Over the three years, National Grid’s statewide delivery revenues will increase $123 million from where they are now; gas revenues will jump by $8.8 million over that span.

Customers will see total electric delivery charges drop by 8.7 percent the first year, but then increase by 2.8 percent in each of years two and three.

Natural gas customers will see delivery charges drop 6.7 percent the first year, then increase 4.8 and 4.9 percent in the second and third years, respectively.
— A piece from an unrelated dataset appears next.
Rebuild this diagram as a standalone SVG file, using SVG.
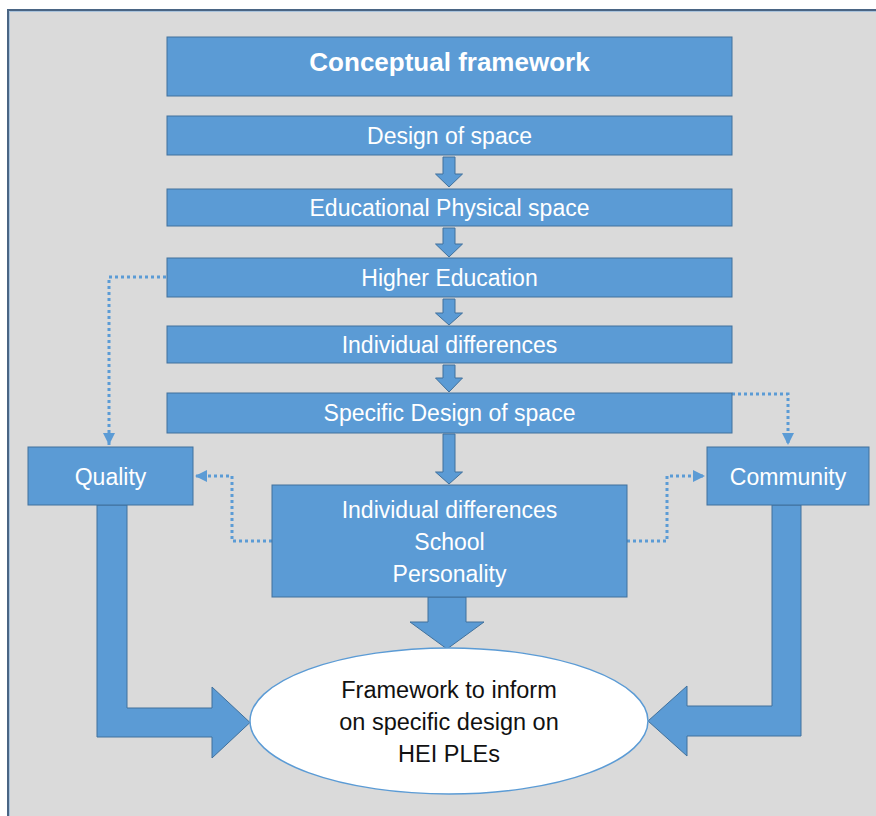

The average household will reap benefits for the first year of the plan beginning in April. For electricity charges, that decrease was made possible by the expiration of a $190 million surcharge and return of deferred customer credits; previously, that surcharge was established for National Grid to recoup operational costs. Because that surcharge is gone, increasing utility rates by $123 million over three years will still leave customer bills lower than they are today.

Households’ monthly electric bills are estimated to drop about $5.40 on average in April; and at the end of three years, bills are expected to be approximately $1.25 lower than today. But that could change based on the natural flux of supply prices.

National Grid will drop its revenues from natural gas by $3.29 million the first year. Revenues then would increase by $5.85 million the second year and $6.26 million the third year. Starting in April, the average household will see its monthly bill decrease by about $3.40 for natural gas. But when the plan ends in 2016, it likely will pay about $2.30 more than it is now.

The PSC is responsible for negotiating with National Grid to set its rates, while supply charges are determined by market prices. Under the deal, average households using 600 kilowatt-hours of electricity per year are expected to see annual delivery charges decrease in April from $52.61 to $47.21. That charge would rise to $49.61 in 2014, then to $51.22 in 2015.

Effective in April, households that use an average of 1,000 therms of gas will pay $440 in annual delivery charges, compared with $479 the previous year. Annual delivery charges are projected to increase to $471 in 2014, and to $490 in 2015.

The multiyear plan approved Thursday is a result of about a year of negotiations and public hearings conducted by PSC.

“We have worked hard on this plan with multiple parties over the past year and believe it is in our customers’ best interest,” Ken Daly, president of National Grid, said in a prepared statement. “This plan expands on recent rate reductions and holds energy costs steady for our customers while enabling us to continue to increase infrastructure investment.”